Konstantin Boldyshev

Linux Assembly

    konst@linuxassembly.org

Version 0.6

$Date: 2001/03/18 07:08:25 $

This is the Asmutils HOWTO.

This document is to accompany asmutils, explain asmutils internals, describe how to write asmutils program and how to contribute to the project.

It targets asmutils developers and advanced users striving for the secret lore of the assembly entity.


Table of Contents
1. Introduction
1.1. Legal blurb
1.2. Before you begin
1.3. Compiling asmutils
2. Program layout
3. Include files description
3.1. system.inc
3.2. includes.inc
3.3. syscall.inc
3.4. elf.inc
4. Debugging your code
4.1. ald
4.2. gdb
4.3. strace
5. Contribution guidelines
5.1. First step
5.2. Source code requirements
5.3. Last step
5.4. Porting
6. Optimization, tips and tricks
A. History
B. Acknowledgements
C. Endorsements

1. Introduction

1.1. Legal blurb

Permission is granted to copy, distribute and/or modify this document under the terms of the GNU Free Documentation License Version 1.1; with no Invariant Sections, with no Front-Cover Texts, and no Back-Cover texts.

1.2. Before you begin

I assume you are familiar with Unix and assembly language to an extent when you are able to understand what is written here. If you are unable to comprehend most of what is written here, probably this manuscript is not for you, sorry.

I expect that you will dig in and examine source code of asmutils. This document is not intended to replace the source, its goal is only to accompany asmutils source and explain several unclear moments. Again, examine ALL source code. Look how command line parsing is done, how conditional assembly for different kernel versions is done and so on -- I am not going to explain all and everything here.

This document deals with compiling, developing, debugging, contributing issues, it shows some tricks you can use; also it describes a set of macros I've developed to write fast and readable: they are hiding from you unneeded details, and take care of optimization.

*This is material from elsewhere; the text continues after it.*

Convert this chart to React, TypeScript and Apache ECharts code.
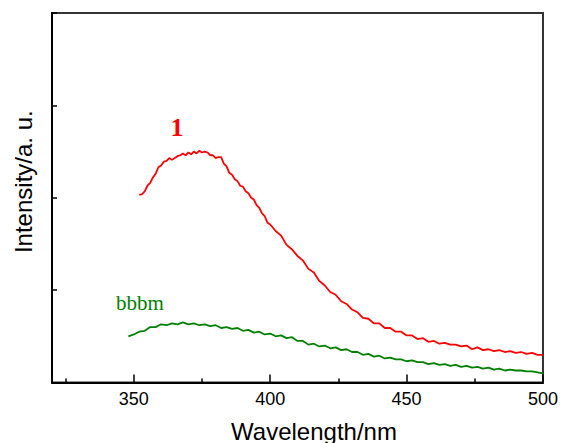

You may also want to read other documentation represented at the Linux Assembly site to get better general (not asmutils specific) understanding of asmutils source code.

1.3. Compiling asmutils

Asmutils are build with the usual compile suite and nasm. Except nasm you will need GNU make, ld, sh, ln, rm, possibly strip and possibly something else, depending on your OS.

Preferred program versions are:

  • nasm 0.98

  • ld from GNU binutils 2.9 (on Linux)

  • GNU make 3.79

Older/newer/other versions may work too. GNU make is required, on BSD systems it is usually called gmake, and can be found in ports collection.

All compile-time configuration is in the MCONFIG file, which has enough comments to figure out what you can do. You can try to fallback to libc functions instead of using direct system calls by defining OS=LIBC in MCONFIG if your really want to do so; then you will also need gcc and libc headers.

Note: several utils (cpuinfo, eject, httpd, kill, etc) have their own additional configuration in the source code.